EXERCISE: Repeat the listing that follows, character for character, minus the pictures.

SOURCE MATERIAL:
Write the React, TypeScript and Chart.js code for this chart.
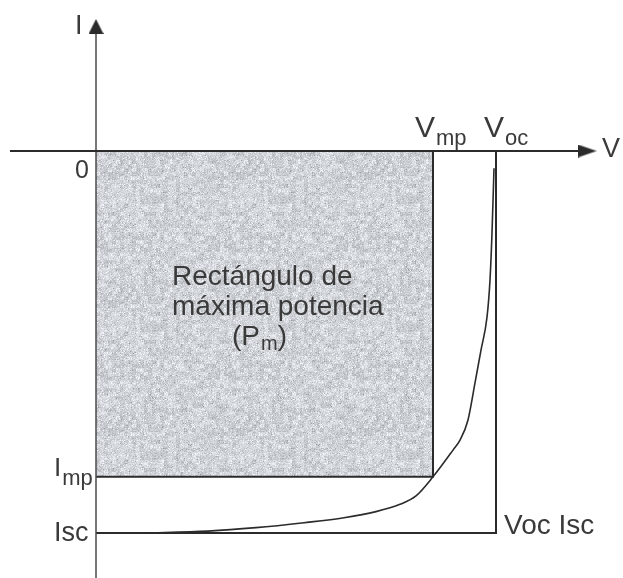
import React, { useEffect, useRef } from "react";
import { Chart, registerables } from "chart.js";

Chart.register(...registerables);

// I–V characteristic of a solar cell, normalised: V in units of Voc, I in units of Isc.
// Current is plotted downward (negative y) below the V axis.
const V_MP = 0.8425;
const I_MP = 0.853;
const V_OC = 1;
const I_SC = 1;

const curveV = [0.1175, 0.28, 0.4, 0.52, 0.62, 0.7, 0.76, 0.8, 0.8425, 0.8925, 0.91, 0.93, 0.9475, 0.9625, 0.9775, 0.985, 0.99, 0.995];
const curveI = [1.0, 0.995, 0.986, 0.973, 0.96, 0.944, 0.925, 0.903, 0.853, 0.783, 0.757, 0.704, 0.607, 0.521, 0.435, 0.338, 0.215, 0.045];

// axis extents (data units)
const X_AXIS_FROM = -0.215;
const X_AXIS_TO = 1.25;
const Y_AXIS_FROM = -1.12;
const Y_AXIS_TO = 0.346;

const labelCaption = ["Rectángulo de", "máxima potencia"];

const FONT = '"Liberation Sans", Arial, Helvetica, sans-serif';
const INK = "#2b2b2b";
const TEXT = "#3a3a3a";

function makeArrow(w: number, h: number): HTMLCanvasElement {
  const c = document.createElement("canvas");
  c.width = w;
  c.height = h;
  const g = c.getContext("2d")!;
  g.fillStyle = INK;
  g.beginPath();
  g.moveTo(w / 2, 0);
  g.lineTo(w, h);
  g.lineTo(0, h);
  g.closePath();
  g.fill();
  return c;
}

// mottled grey fill, built from a small seeded generator
function makeGrain(): CanvasPattern | string {
  const size = 128;
  const c = document.createElement("canvas");
  c.width = size;
  c.height = size;
  const g = c.getContext("2d")!;
  let s = 1234567;
  const rnd = () => {
    s = (s * 1103515245 + 12345) & 0x7fffffff;
    return s / 0x7fffffff;
  };
  const img = g.createImageData(size, size);
  const q = size / 4;
  const coarse: number[] = [];
  for (let i = 0; i < q * q; i++) coarse.push(rnd() - 0.5);
  for (let y = 0; y < size; y++) {
    for (let x = 0; x < size; x++) {
      const k = (y * size + x) * 4;
      const cv = coarse[(y >> 2) * q + (x >> 2)];
      let v = 210 + (rnd() - 0.5) * 36 + cv * 28;
      if (rnd() < 0.05) v += 28;
      if (rnd() < 0.03) v -= 30;
      v = Math.max(150, Math.min(250, v));
      img.data[k] = v - 3;
      img.data[k + 1] = v;
      img.data[k + 2] = v + 4;
      img.data[k + 3] = 255;
    }
  }
  g.putImageData(img, 0, 0);
  const p = g.createPattern(c, "repeat");
  return p || "#d0d2d5";
}

const labelsPlugin = {
  id: "ivLabels",
  afterDatasetsDraw(chart: any) {
    const ctx: CanvasRenderingContext2D = chart.ctx;
    const xs = chart.scales.x;
    const ys = chart.scales.y;
    const px = (v: number) => xs.getPixelForValue(v);
    const py = (v: number) => ys.getPixelForValue(v);
    const x0 = px(0);
    const y0 = py(0);
    const xmp = px(V_MP);
    const xoc = px(V_OC);
    const ymp = py(-I_MP);
    const ysc = py(-I_SC);

    ctx.save();
    ctx.fillStyle = TEXT;
    ctx.textBaseline = "alphabetic";
    ctx.textAlign = "left";
    const t = (s: string, x: number, y: number, size: number) => {
      ctx.font = `${size}px ${FONT}`;
      ctx.fillText(s, x, y);
      return x + ctx.measureText(s).width;
    };

    // axis names
    t("I", x0 - 21, py(Y_AXIS_TO) + 15, 27);
    t("V", px(X_AXIS_TO) + 6, y0 + 6, 27);
    ctx.textAlign = "right";
    t("0", x0 - 7, y0 + 27, 25);
    ctx.textAlign = "left";

    // points on the V axis
    let e = t("V", xmp - 18, y0 - 14, 30);
    t("mp", e + 1, y0 - 6, 22);
    e = t("V", xoc - 12, y0 - 14, 30);
    t("oc", e + 1, y0 - 6, 22);

    // points on the I axis
    e = t("I", x0 - 42, ymp - 1, 26);
    t("mp", e + 1, ymp + 8, 22);
    t("Isc", x0 - 42, ysc + 8, 27);

    // corner of the short-circuit / open-circuit box
    t("Voc Isc", xoc + 8, ysc + 1, 28);

    // caption inside the rectangle
    const cx = x0 + 76;
    t(labelCaption[0], cx, y0 + 134, 28);
    t(labelCaption[1], cx, y0 + 164, 28);
    e = t("(P", cx + 60, y0 + 194, 28);
    e = t("m", e + 1, y0 + 199, 20);
    t(")", e, y0 + 194, 28);
    ctx.restore();
  },
};

export default function App() {
  const ref = useRef<HTMLCanvasElement | null>(null);

  useEffect(() => {
    const canvas = ref.current;
    if (!canvas) return;
    const upArrow = makeArrow(15, 15);
    const rightArrow = makeArrow(13, 19);
    const grain = makeGrain();

    const chart = new Chart(canvas, {
      type: "scatter",
      data: {
        datasets: [
          {
            // maximum power rectangle: filled to I = 0, bordered at Imp and Vmp
            data: [
              { x: 0, y: -I_MP },
              { x: V_MP, y: -I_MP },
              { x: V_MP, y: 0 },
            ],
            showLine: true,
            borderColor: INK,
            borderWidth: 2,
            backgroundColor: grain as any,
            fill: { value: 0 },
            pointRadius: 0,
            order: 5,
          },
          {
            // Isc / Voc bounding lines
            data: [
              { x: 0, y: -I_SC },
              { x: V_OC, y: -I_SC },
              { x: V_OC, y: 0 },
            ],
            showLine: true,
            borderColor: INK,
            borderWidth: 2,
            pointRadius: 0,
            fill: false,
            order: 3,
          },
          {
            // I–V curve
            data: curveV.map((v, i) => ({ x: v, y: -curveI[i] })),
            showLine: true,
            borderColor: INK,
            borderWidth: 1.6,
            pointRadius: 0,
            cubicInterpolationMode: "monotone",
            fill: false,
            order: 2,
          },
          {
            // V axis
            data: [
              { x: X_AXIS_FROM, y: 0 },
              { x: X_AXIS_TO - 0.022, y: 0 },
            ],
            showLine: true,
            borderColor: INK,
            borderWidth: 2,
            pointRadius: [0, 1],
            pointStyle: ["circle", rightArrow] as any,
            rotation: 90,
            fill: false,
            order: 1,
          },
          {
            // I axis
            data: [
              { x: 0, y: Y_AXIS_FROM },
              { x: 0, y: Y_AXIS_TO - 0.02 },
            ],
            showLine: true,
            borderColor: "#4a4a4a",
            borderWidth: 1.5,
            pointRadius: [0, 1],
            pointStyle: ["circle", upArrow] as any,
            fill: false,
            order: 1,
          },
        ],
      },
      options: {
        responsive: false,
        animation: false,
        events: [],
        layout: { padding: 0, autoPadding: false },
        scales: {
          x: { type: "linear", display: false, min: -0.24, max: 1.3175 },
          y: { type: "linear", display: false, min: -1.1178, max: 0.3953 },
        },
        plugins: {
          legend: { display: false },
          tooltip: { enabled: false },
        },
      },
      plugins: [labelsPlugin],
    });
    return () => chart.destroy();
  }, []);

  return (
    <div style={{ position: "fixed", left: 0, top: 0, width: 623, height: 578, background: "#fff" }}>
      <canvas ref={ref} width={623} height={578} style={{ display: "block" }} />
    </div>
  );
}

EXERCISE OUTPUT:
Write the React, TypeScript and Chart.js code for this chart.
import React, { useEffect, useRef } from "react";
import { Chart, registerables } from "chart.js";

Chart.register(...registerables);

// I–V characteristic of a solar cell, normalised: V in units of Voc, I in units of Isc.
// Current is plotted downward (negative y) below the V axis.
const V_MP = 0.8425;
const I_MP = 0.853;
const V_OC = 1;
const I_SC = 1;

const curveV = [0.1175, 0.28, 0.4, 0.52, 0.62, 0.7, 0.76, 0.8, 0.8425, 0.8925, 0.91, 0.93, 0.9475, 0.9625, 0.9775, 0.985, 0.99, 0.995];
const curveI = [1.0, 0.995, 0.986, 0.973, 0.96, 0.944, 0.925, 0.903, 0.853, 0.783, 0.757, 0.704, 0.607, 0.521, 0.435, 0.338, 0.215, 0.045];

// axis extents (data units)
const X_AXIS_FROM = -0.215;
const X_AXIS_TO = 1.25;
const Y_AXIS_FROM = -1.12;
const Y_AXIS_TO = 0.346;

const labelCaption = ["Rectángulo de", "máxima potencia"];

const FONT = '"Liberation Sans", Arial, Helvetica, sans-serif';
const INK = "#2b2b2b";
const TEXT = "#3a3a3a";

function makeArrow(w: number, h: number): HTMLCanvasElement {
  const c = document.createElement("canvas");
  c.width = w;
  c.height = h;
  const g = c.getContext("2d")!;
  g.fillStyle = INK;
  g.beginPath();
  g.moveTo(w / 2, 0);
  g.lineTo(w, h);
  g.lineTo(0, h);
  g.closePath();
  g.fill();
  return c;
}

// mottled grey fill, built from a small seeded generator
function makeGrain(): CanvasPattern | string {
  const size = 128;
  const c = document.createElement("canvas");
  c.width = size;
  c.height = size;
  const g = c.getContext("2d")!;
  let s = 1234567;
  const rnd = () => {
    s = (s * 1103515245 + 12345) & 0x7fffffff;
    return s / 0x7fffffff;
  };
  const img = g.createImageData(size, size);
  const q = size / 4;
  const coarse: number[] = [];
  for (let i = 0; i < q * q; i++) coarse.push(rnd() - 0.5);
  for (let y = 0; y < size; y++) {
    for (let x = 0; x < size; x++) {
      const k = (y * size + x) * 4;
      const cv = coarse[(y >> 2) * q + (x >> 2)];
      let v = 210 + (rnd() - 0.5) * 36 + cv * 28;
      if (rnd() < 0.05) v += 28;
      if (rnd() < 0.03) v -= 30;
      v = Math.max(150, Math.min(250, v));
      img.data[k] = v - 3;
      img.data[k + 1] = v;
      img.data[k + 2] = v + 4;
      img.data[k + 3] = 255;
    }
  }
  g.putImageData(img, 0, 0);
  const p = g.createPattern(c, "repeat");
  return p || "#d0d2d5";
}

const labelsPlugin = {
  id: "ivLabels",
  afterDatasetsDraw(chart: any) {
    const ctx: CanvasRenderingContext2D = chart.ctx;
    const xs = chart.scales.x;
    const ys = chart.scales.y;
    const px = (v: number) => xs.getPixelForValue(v);
    const py = (v: number) => ys.getPixelForValue(v);
    const x0 = px(0);
    const y0 = py(0);
    const xmp = px(V_MP);
    const xoc = px(V_OC);
    const ymp = py(-I_MP);
    const ysc = py(-I_SC);

    ctx.save();
    ctx.fillStyle = TEXT;
    ctx.textBaseline = "alphabetic";
    ctx.textAlign = "left";
    const t = (s: string, x: number, y: number, size: number) => {
      ctx.font = `${size}px ${FONT}`;
      ctx.fillText(s, x, y);
      return x + ctx.measureText(s).width;
    };

    // axis names
    t("I", x0 - 21, py(Y_AXIS_TO) + 15, 27);
    t("V", px(X_AXIS_TO) + 6, y0 + 6, 27);
    ctx.textAlign = "right";
    t("0", x0 - 7, y0 + 27, 25);
    ctx.textAlign = "left";

    // points on the V axis
    let e = t("V", xmp - 18, y0 - 14, 30);
    t("mp", e + 1, y0 - 6, 22);
    e = t("V", xoc - 12, y0 - 14, 30);
    t("oc", e + 1, y0 - 6, 22);

    // points on the I axis
    e = t("I", x0 - 42, ymp - 1, 26);
    t("mp", e + 1, ymp + 8, 22);
    t("Isc", x0 - 42, ysc + 8, 27);

    // corner of the short-circuit / open-circuit box
    t("Voc Isc", xoc + 8, ysc + 1, 28);

    // caption inside the rectangle
    const cx = x0 + 76;
    t(labelCaption[0], cx, y0 + 134, 28);
    t(labelCaption[1], cx, y0 + 164, 28);
    e = t("(P", cx + 60, y0 + 194, 28);
    e = t("m", e + 1, y0 + 199, 20);
    t(")", e, y0 + 194, 28);
    ctx.restore();
  },
};

export default function App() {
  const ref = useRef<HTMLCanvasElement | null>(null);

  useEffect(() => {
    const canvas = ref.current;
    if (!canvas) return;
    const upArrow = makeArrow(15, 15);
    const rightArrow = makeArrow(13, 19);
    const grain = makeGrain();

    const chart = new Chart(canvas, {
      type: "scatter",
      data: {
        datasets: [
          {
            // maximum power rectangle: filled to I = 0, bordered at Imp and Vmp
            data: [
              { x: 0, y: -I_MP },
              { x: V_MP, y: -I_MP },
              { x: V_MP, y: 0 },
            ],
            showLine: true,
            borderColor: INK,
            borderWidth: 2,
            backgroundColor: grain as any,
            fill: { value: 0 },
            pointRadius: 0,
            order: 5,
          },
          {
            // Isc / Voc bounding lines
            data: [
              { x: 0, y: -I_SC },
              { x: V_OC, y: -I_SC },
              { x: V_OC, y: 0 },
            ],
            showLine: true,
            borderColor: INK,
            borderWidth: 2,
            pointRadius: 0,
            fill: false,
            order: 3,
          },
          {
            // I–V curve
            data: curveV.map((v, i) => ({ x: v, y: -curveI[i] })),
            showLine: true,
            borderColor: INK,
            borderWidth: 1.6,
            pointRadius: 0,
            cubicInterpolationMode: "monotone",
            fill: false,
            order: 2,
          },
          {
            // V axis
            data: [
              { x: X_AXIS_FROM, y: 0 },
              { x: X_AXIS_TO - 0.022, y: 0 },
            ],
            showLine: true,
            borderColor: INK,
            borderWidth: 2,
            pointRadius: [0, 1],
            pointStyle: ["circle", rightArrow] as any,
            rotation: 90,
            fill: false,
            order: 1,
          },
          {
            // I axis
            data: [
              { x: 0, y: Y_AXIS_FROM },
              { x: 0, y: Y_AXIS_TO - 0.02 },
            ],
            showLine: true,
            borderColor: "#4a4a4a",
            borderWidth: 1.5,
            pointRadius: [0, 1],
            pointStyle: ["circle", upArrow] as any,
            fill: false,
            order: 1,
          },
        ],
      },
      options: {
        responsive: false,
        animation: false,
        events: [],
        layout: { padding: 0, autoPadding: false },
        scales: {
          x: { type: "linear", display: false, min: -0.24, max: 1.3175 },
          y: { type: "linear", display: false, min: -1.1178, max: 0.3953 },
        },
        plugins: {
          legend: { display: false },
          tooltip: { enabled: false },
        },
      },
      plugins: [labelsPlugin],
    });
    return () => chart.destroy();
  }, []);

  return (
    <div style={{ position: "fixed", left: 0, top: 0, width: 623, height: 578, background: "#fff" }}>
      <canvas ref={ref} width={623} height={578} style={{ display: "block" }} />
    </div>
  );
}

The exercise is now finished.